▶ **Written instruction**: Where the word "chart" occurs in a line, return that line.

(Records with drawing code)
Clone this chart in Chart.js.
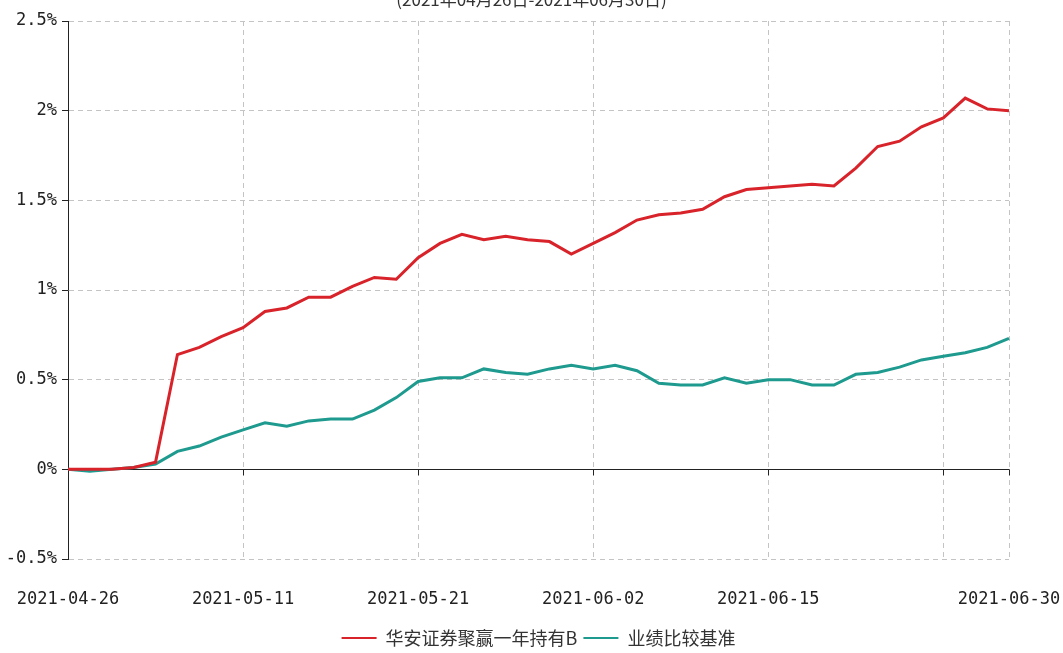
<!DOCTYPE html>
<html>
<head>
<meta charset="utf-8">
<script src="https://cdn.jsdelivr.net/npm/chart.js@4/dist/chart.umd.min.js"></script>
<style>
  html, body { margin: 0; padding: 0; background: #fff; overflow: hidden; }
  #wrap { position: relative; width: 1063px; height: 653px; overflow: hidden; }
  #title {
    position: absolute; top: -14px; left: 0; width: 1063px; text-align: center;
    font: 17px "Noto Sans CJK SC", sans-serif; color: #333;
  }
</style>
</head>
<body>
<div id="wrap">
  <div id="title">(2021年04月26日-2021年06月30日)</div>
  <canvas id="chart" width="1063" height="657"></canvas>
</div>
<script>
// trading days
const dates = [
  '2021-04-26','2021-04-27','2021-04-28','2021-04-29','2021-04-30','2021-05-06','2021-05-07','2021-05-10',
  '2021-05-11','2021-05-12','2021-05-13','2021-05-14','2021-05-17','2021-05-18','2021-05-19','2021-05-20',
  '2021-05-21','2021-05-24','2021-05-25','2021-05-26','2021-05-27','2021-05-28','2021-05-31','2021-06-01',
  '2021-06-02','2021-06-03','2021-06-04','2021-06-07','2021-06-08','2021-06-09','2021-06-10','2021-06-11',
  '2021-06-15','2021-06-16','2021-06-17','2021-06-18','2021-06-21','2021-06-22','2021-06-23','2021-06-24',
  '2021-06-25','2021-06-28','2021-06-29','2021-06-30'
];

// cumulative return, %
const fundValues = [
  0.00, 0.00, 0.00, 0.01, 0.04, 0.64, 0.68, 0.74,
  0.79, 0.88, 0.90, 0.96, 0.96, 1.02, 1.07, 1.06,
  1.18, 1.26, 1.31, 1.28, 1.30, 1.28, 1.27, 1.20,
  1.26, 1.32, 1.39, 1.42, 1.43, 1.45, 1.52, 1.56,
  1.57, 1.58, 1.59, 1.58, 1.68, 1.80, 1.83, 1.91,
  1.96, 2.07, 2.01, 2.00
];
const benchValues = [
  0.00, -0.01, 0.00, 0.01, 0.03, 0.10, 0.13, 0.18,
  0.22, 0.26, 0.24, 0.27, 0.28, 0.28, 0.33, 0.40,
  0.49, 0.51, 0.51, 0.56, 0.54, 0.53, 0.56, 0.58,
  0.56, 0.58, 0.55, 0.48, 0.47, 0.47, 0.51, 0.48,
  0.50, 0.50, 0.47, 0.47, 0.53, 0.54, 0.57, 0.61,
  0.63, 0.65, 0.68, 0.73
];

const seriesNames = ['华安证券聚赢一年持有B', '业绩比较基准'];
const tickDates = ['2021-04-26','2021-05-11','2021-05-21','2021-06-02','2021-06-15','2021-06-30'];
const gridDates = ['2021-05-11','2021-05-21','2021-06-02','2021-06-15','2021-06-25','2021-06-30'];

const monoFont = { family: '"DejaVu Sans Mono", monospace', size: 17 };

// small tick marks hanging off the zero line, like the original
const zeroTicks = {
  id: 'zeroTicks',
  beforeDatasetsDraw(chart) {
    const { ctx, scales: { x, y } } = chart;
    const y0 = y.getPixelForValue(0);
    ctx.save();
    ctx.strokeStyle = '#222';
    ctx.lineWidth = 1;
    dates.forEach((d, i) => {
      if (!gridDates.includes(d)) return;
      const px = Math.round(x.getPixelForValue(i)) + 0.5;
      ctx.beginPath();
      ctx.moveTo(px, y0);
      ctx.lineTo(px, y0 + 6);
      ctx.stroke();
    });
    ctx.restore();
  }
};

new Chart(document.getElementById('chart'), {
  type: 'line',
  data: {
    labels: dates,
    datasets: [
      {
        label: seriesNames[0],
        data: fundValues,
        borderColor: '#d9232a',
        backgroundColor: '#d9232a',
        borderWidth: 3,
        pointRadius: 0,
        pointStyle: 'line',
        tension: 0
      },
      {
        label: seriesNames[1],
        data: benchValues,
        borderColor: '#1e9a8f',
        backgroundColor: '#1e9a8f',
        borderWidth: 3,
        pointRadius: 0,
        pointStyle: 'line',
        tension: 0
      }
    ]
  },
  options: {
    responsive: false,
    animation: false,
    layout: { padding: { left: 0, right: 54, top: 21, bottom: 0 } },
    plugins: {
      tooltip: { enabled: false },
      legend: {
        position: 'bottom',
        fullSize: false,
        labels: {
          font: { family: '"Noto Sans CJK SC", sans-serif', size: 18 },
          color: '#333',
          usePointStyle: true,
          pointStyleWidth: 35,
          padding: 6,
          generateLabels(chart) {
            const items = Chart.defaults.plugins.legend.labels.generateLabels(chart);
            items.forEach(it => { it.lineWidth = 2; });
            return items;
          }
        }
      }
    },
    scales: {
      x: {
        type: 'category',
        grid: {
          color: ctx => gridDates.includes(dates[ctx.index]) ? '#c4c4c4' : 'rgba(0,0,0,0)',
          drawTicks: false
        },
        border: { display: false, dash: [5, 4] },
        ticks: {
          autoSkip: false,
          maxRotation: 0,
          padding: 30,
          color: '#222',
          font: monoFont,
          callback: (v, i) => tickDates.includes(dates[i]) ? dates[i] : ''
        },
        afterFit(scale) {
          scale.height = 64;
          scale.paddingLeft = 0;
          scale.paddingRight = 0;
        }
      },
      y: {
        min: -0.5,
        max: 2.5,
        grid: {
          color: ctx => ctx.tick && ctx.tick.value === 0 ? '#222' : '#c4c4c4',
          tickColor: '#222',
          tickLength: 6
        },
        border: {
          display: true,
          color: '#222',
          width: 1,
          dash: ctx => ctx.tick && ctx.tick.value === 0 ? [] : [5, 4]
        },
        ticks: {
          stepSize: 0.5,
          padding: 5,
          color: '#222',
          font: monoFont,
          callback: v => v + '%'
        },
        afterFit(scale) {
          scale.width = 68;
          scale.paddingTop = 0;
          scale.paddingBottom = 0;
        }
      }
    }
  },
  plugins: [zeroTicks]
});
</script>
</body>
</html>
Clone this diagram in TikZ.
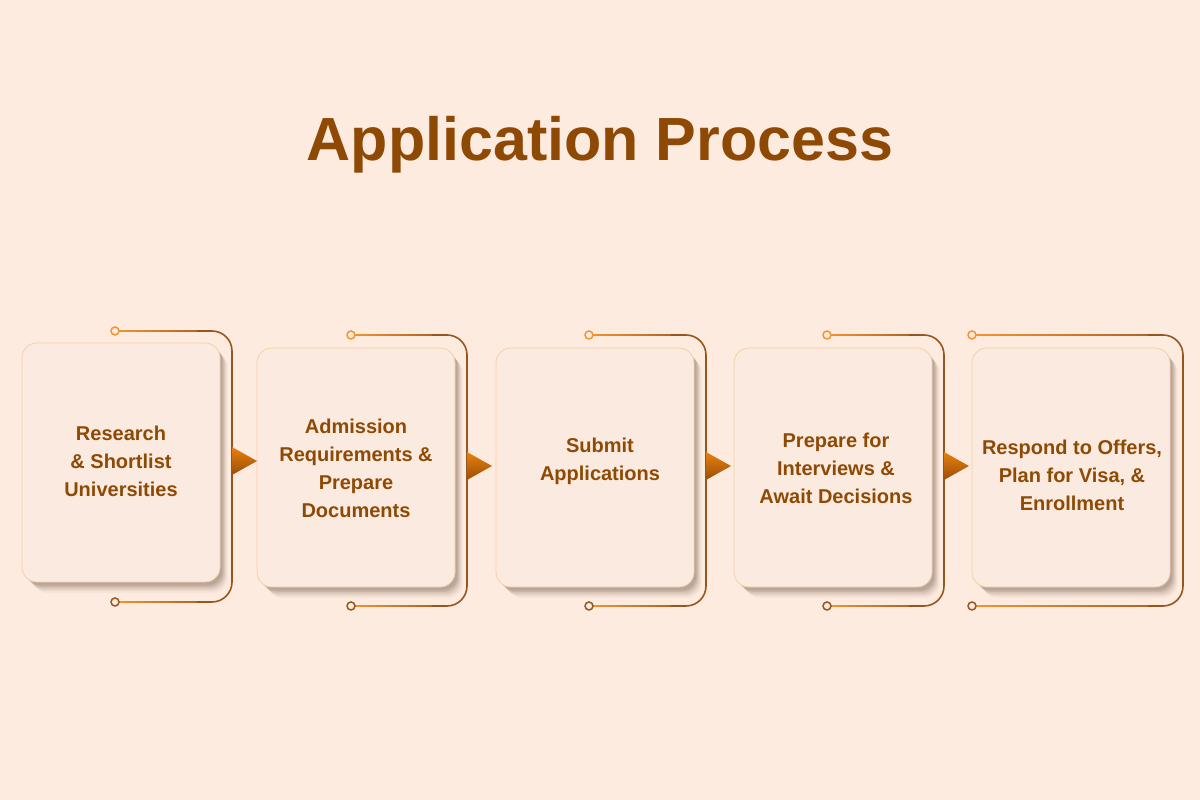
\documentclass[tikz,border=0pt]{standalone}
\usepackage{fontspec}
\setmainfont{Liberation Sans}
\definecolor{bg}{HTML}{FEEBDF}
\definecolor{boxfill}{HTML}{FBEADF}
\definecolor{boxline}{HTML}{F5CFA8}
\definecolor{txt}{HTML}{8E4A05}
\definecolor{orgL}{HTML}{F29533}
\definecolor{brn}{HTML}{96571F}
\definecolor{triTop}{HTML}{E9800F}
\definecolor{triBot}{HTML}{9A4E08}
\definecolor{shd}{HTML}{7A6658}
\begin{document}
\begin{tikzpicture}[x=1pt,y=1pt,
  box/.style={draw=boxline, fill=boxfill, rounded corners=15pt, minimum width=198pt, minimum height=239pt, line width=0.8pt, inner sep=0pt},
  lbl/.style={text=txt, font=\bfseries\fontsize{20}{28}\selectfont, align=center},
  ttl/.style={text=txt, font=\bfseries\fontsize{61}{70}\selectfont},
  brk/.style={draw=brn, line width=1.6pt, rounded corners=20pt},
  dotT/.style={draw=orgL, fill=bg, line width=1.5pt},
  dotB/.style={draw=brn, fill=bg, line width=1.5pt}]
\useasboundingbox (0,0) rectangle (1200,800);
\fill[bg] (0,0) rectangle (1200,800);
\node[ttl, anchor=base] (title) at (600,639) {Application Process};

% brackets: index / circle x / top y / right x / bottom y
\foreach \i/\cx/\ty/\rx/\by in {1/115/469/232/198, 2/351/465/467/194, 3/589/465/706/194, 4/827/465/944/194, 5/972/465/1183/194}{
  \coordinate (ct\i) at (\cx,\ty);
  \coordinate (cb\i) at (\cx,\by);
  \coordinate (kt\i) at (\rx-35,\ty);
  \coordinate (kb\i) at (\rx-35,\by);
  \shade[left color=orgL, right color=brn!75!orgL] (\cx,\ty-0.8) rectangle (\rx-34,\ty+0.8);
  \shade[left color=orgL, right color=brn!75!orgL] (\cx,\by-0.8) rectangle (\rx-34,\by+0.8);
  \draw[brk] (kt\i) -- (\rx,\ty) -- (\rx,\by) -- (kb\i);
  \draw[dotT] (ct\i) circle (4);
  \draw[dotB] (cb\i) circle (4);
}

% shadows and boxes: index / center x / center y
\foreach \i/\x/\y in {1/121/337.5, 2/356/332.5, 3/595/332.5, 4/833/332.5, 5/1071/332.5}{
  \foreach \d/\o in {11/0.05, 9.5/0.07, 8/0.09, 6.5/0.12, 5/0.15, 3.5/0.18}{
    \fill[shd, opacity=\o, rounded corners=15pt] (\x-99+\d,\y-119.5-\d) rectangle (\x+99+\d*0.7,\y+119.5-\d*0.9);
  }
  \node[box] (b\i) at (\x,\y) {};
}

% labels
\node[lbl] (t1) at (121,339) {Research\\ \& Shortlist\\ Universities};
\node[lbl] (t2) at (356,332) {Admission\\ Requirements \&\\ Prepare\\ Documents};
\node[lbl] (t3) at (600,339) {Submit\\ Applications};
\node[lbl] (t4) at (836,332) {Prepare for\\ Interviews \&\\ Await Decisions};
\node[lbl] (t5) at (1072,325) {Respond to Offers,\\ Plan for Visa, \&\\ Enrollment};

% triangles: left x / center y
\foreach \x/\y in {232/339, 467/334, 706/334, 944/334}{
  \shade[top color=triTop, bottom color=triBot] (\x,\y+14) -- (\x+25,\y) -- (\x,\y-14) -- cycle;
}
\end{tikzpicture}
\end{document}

▶ **Answer for this exercise**:
Clone this chart in Chart.js.
<script src="https://cdn.jsdelivr.net/npm/chart.js@4/dist/chart.umd.min.js"></script>
  <canvas id="chart" width="1063" height="657"></canvas>
  beforeDatasetsDraw(chart) {
    const { ctx, scales: { x, y } } = chart;
new Chart(document.getElementById('chart'), {
          generateLabels(chart) {
            const items = Chart.defaults.plugins.legend.labels.generateLabels(chart);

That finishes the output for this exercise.